In a sort of homage to “the old K-bikes that BMW had,” Shore dropped the front brake line through the steering head. “It runs through the steering tube and comes out the bottom of it. I bored a hole in the adjuster nut in the centre of the steering head, and I made a threaded tube that goes up through the centre of it.” The line attaches to the tube with a banjo bolt, and at the bottom of the tube is a 45-degree outlet with two brake lines exiting, for the calipers. “I was trying to figure out how I could dump both the brake and the clutch lines through there,” says Shore, “but that would have been a little bit of a shit-show, I think.”
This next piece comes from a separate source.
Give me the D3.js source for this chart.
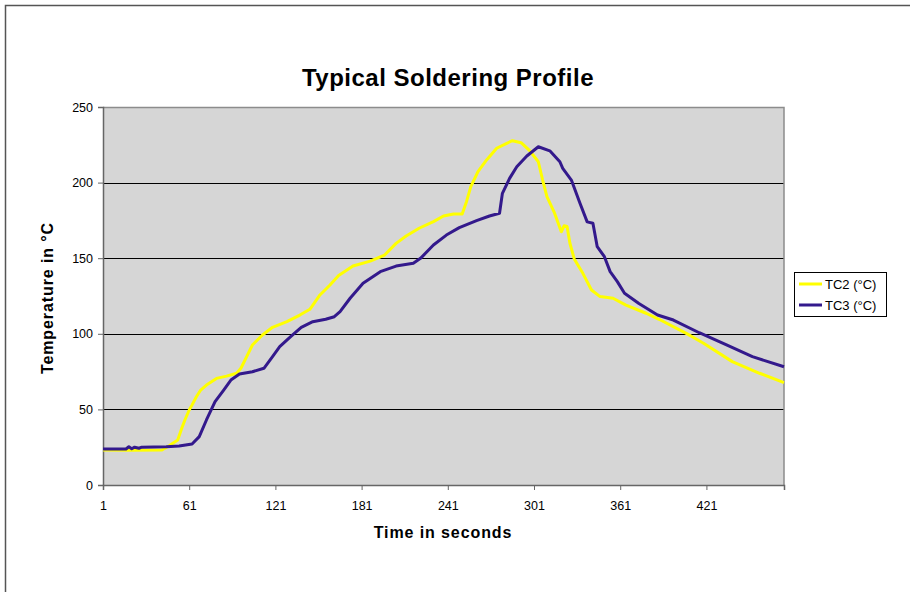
<!DOCTYPE html>
<html>
<head>
<meta charset="utf-8">
<script src="https://cdn.jsdelivr.net/npm/d3@7"></script>
<style>
  body { margin: 0; background: #fff; }
  text { font-family: "Liberation Sans", Arial, sans-serif; }
</style>
</head>
<body>
<div id="chart"></div>
<script>
// values (time in s, temperature in °C)
var tc2Time = [1, 20, 42, 47, 53, 56, 58, 61, 63, 66, 69, 73, 80, 87, 94, 97, 101, 105, 112, 119,
  129, 138, 145, 152, 159, 165, 175, 187, 197, 205, 212, 221, 231, 238, 245, 251, 254, 257, 262, 268,
  275, 282, 286, 292, 298, 304, 307, 310, 315, 320, 322, 324, 326, 329, 335, 341, 347, 356, 365, 379,
  388, 407, 419, 439, 458, 475];
var tc2Temp = [23.1, 23, 23.2, 26, 29.8, 38, 43, 49.6, 53, 58.4, 62.8, 66.1, 70.5, 72, 73.9, 77.2, 84.9, 92.6, 99.2, 104.3,
  108, 112.4, 116.2, 125.7, 132.3, 138.5, 144.8, 148.1, 152.1, 159.8, 164.7, 169.8, 174.2, 177.9, 179.2, 179.2, 187.4, 197.3, 207.2, 215,
  222.7, 226, 227.7, 226.4, 221.1, 213.8, 201.7, 190.7, 180.5, 167.5, 171.5, 171, 159.9, 149.5, 140, 129, 124.6, 123.5, 119, 113.6,
  109.6, 100.3, 93.7, 81.6, 73.9, 67.7];

var tc3Time = [1, 17, 19, 21, 23, 26, 28, 45, 54, 63, 68, 73, 79, 85, 90, 96, 105, 113, 119, 124,
  132, 139, 147, 156, 162, 166, 173, 182, 194, 205, 217, 222, 231, 240, 249, 261, 270, 277, 279, 284,
  289, 296, 304, 312, 319, 321, 327, 333, 338, 342, 345, 350, 354, 359, 364, 374, 387, 398, 416, 435,
  453, 475];
var tc3Temp = [23.8, 23.8, 25.3, 24, 25, 24.3, 25, 25.3, 25.8, 27.1, 32, 43, 55.1, 62.8, 69.4, 73.4, 74.9, 77.2, 84.9, 91.5,
  98.5, 104.3, 108, 109.6, 111.3, 114.6, 123.5, 133.4, 141.1, 144.8, 146.6, 149.9, 158.7, 165.3, 170.2, 174.8, 177.9, 179.7, 192.9, 202.8,
  210.5, 217.6, 223.7, 221, 213.8, 209.4, 201.7, 186.3, 174, 173.1, 157.6, 151, 141.1, 134.5, 126.8, 120, 112.4, 109.1, 100.7, 92.6,
  84.9, 78.2];

var seriesNames = ["TC2 (°C)", "TC3 (°C)"];
var seriesColors = ["#ffff00", "#33198c"];
var xTicks = [1, 61, 121, 181, 241, 301, 361, 421];
var yTicks = [0, 50, 100, 150, 200, 250];

var W = 910, H = 592;
var margin = {top: 107, right: 126, bottom: 107, left: 103},
    width = W - margin.left - margin.right,
    height = H - margin.top - margin.bottom;

var svg = d3.select("#chart").append("svg")
    .attr("width", W)
    .attr("height", H);

// outer chart frame
svg.append("rect")
    .attr("x", 5.5).attr("y", 5.5)
    .attr("width", W + 10).attr("height", H + 10)
    .attr("fill", "none")
    .attr("stroke", "#555")
    .attr("stroke-width", 1.5);

svg.append("text")
    .attr("x", 448).attr("y", 86)
    .attr("text-anchor", "middle")
    .style("font-size", "24px")
    .style("font-weight", "bold")
    .style("letter-spacing", "0.5px")
    .text("Typical Soldering Profile");

var g = svg.append("g")
    .attr("transform", "translate(" + margin.left + "," + margin.top + ")");

var x = d3.scaleLinear().domain([1, 475]).range([0, width]);
var y = d3.scaleLinear().domain([0, 250]).range([height, 0]);

g.append("rect")
    .attr("width", width).attr("height", height)
    .attr("fill", "#d6d6d6");

// gridlines
g.selectAll(".grid")
    .data(yTicks.filter(function (d) { return d > 0 && d < 250; }))
  .enter().append("line")
    .attr("x1", 0).attr("x2", width)
    .attr("y1", function (d) { return Math.round(y(d)) + 0.5; })
    .attr("y2", function (d) { return Math.round(y(d)) + 0.5; })
    .attr("stroke", "#000")
    .attr("stroke-width", 1);

// plot top/right border
g.append("path")
    .attr("d", "M0,0.5H" + width + "V" + height)
    .attr("fill", "none")
    .attr("stroke", "#8c8c8c")
    .attr("stroke-width", 1.5);

var yAxis = d3.axisLeft(y).tickValues(yTicks).tickSize(5).tickPadding(5);
var xAxis = d3.axisBottom(x).tickValues(xTicks).tickSize(5).tickPadding(11);

var yg = g.append("g").attr("class", "y-axis").call(yAxis);
var xg = g.append("g").attr("class", "x-axis")
    .attr("transform", "translate(0," + height + ")")
    .call(xAxis);

[yg, xg].forEach(function (a) {
  a.select(".domain").attr("stroke", "#666").attr("stroke-width", 1.5);
  a.selectAll(".tick line").attr("stroke", "#666");
  a.selectAll("text").style("font-size", "12.5px").attr("fill", "#000")
    .style("font-family", "'Liberation Sans', Arial, sans-serif");
});

var line = d3.line()
    .x(function (d) { return x(d[0]); })
    .y(function (d) { return y(d[1]); });

var series = [d3.zip(tc2Time, tc2Temp), d3.zip(tc3Time, tc3Temp)];

g.selectAll(".series")
    .data(series)
  .enter().append("path")
    .attr("class", "series")
    .attr("d", line)
    .attr("fill", "none")
    .attr("stroke", function (d, i) { return seriesColors[i]; })
    .attr("stroke-width", 3)
    .attr("stroke-linejoin", "round");

// axis titles
svg.append("text")
    .attr("x", 443).attr("y", 538)
    .attr("text-anchor", "middle")
    .style("font-size", "16px")
    .style("font-weight", "bold")
    .style("letter-spacing", "0.9px")
    .text("Time in seconds");

svg.append("text")
    .attr("transform", "translate(53,298) rotate(-90)")
    .attr("text-anchor", "middle")
    .style("font-size", "16px")
    .style("font-weight", "bold")
    .style("letter-spacing", "0.9px")
    .text("Temperature in °C");

// legend
var legend = svg.append("g").attr("transform", "translate(794,272)");
legend.append("rect")
    .attr("x", 0.5).attr("y", 0.5)
    .attr("width", 92).attr("height", 44)
    .attr("fill", "#fff")
    .attr("stroke", "#000");

var item = legend.selectAll(".item")
    .data(seriesNames)
  .enter().append("g")
    .attr("transform", function (d, i) { return "translate(5," + (12 + i * 21) + ")"; });

item.append("line")
    .attr("x1", 0).attr("x2", 23)
    .attr("stroke", function (d, i) { return seriesColors[i]; })
    .attr("stroke-width", 3);

item.append("text")
    .attr("x", 26).attr("dy", "0.35em")
    .style("font-size", "13px")
    .text(function (d) { return d; });
</script>
</body>
</html>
To finish it off, he sent parts out to Cyclemania Artworks in Okotoks for painting. In the middle of April, this Ducati hybrid was still sitting in the Motörrad shop, waiting for some decent test-riding weather, but it has been run, and Shore says it sounds good. “It’s got such a nice subtle sound, it’s amazing. I thought it might be obnoxious, but it’s not at all, it doesn’t sound any worse than any other Ducati that’s had a really good quality pipe on it. It could have something to do with the titanium header, because different metals resonate differently.”

For the bike’s owner, it’s a one-of-a-kind moveable artifact, and for Paul Shore, Derek Pauletto, Bob Klassen, Cyclemania Artworks, and Keith Smith, the 904 cc Ducati is a project that’s finally been finished, and that demonstrates that if you put together some patience, a high-grade of inventiveness, a lot of work, and some guy who walks into the shop with a pocketful of money, you can wind up with something very satisfying.

And when they see the view of it from the rear, they just might think that’s a personal message coming from those winking LEDs.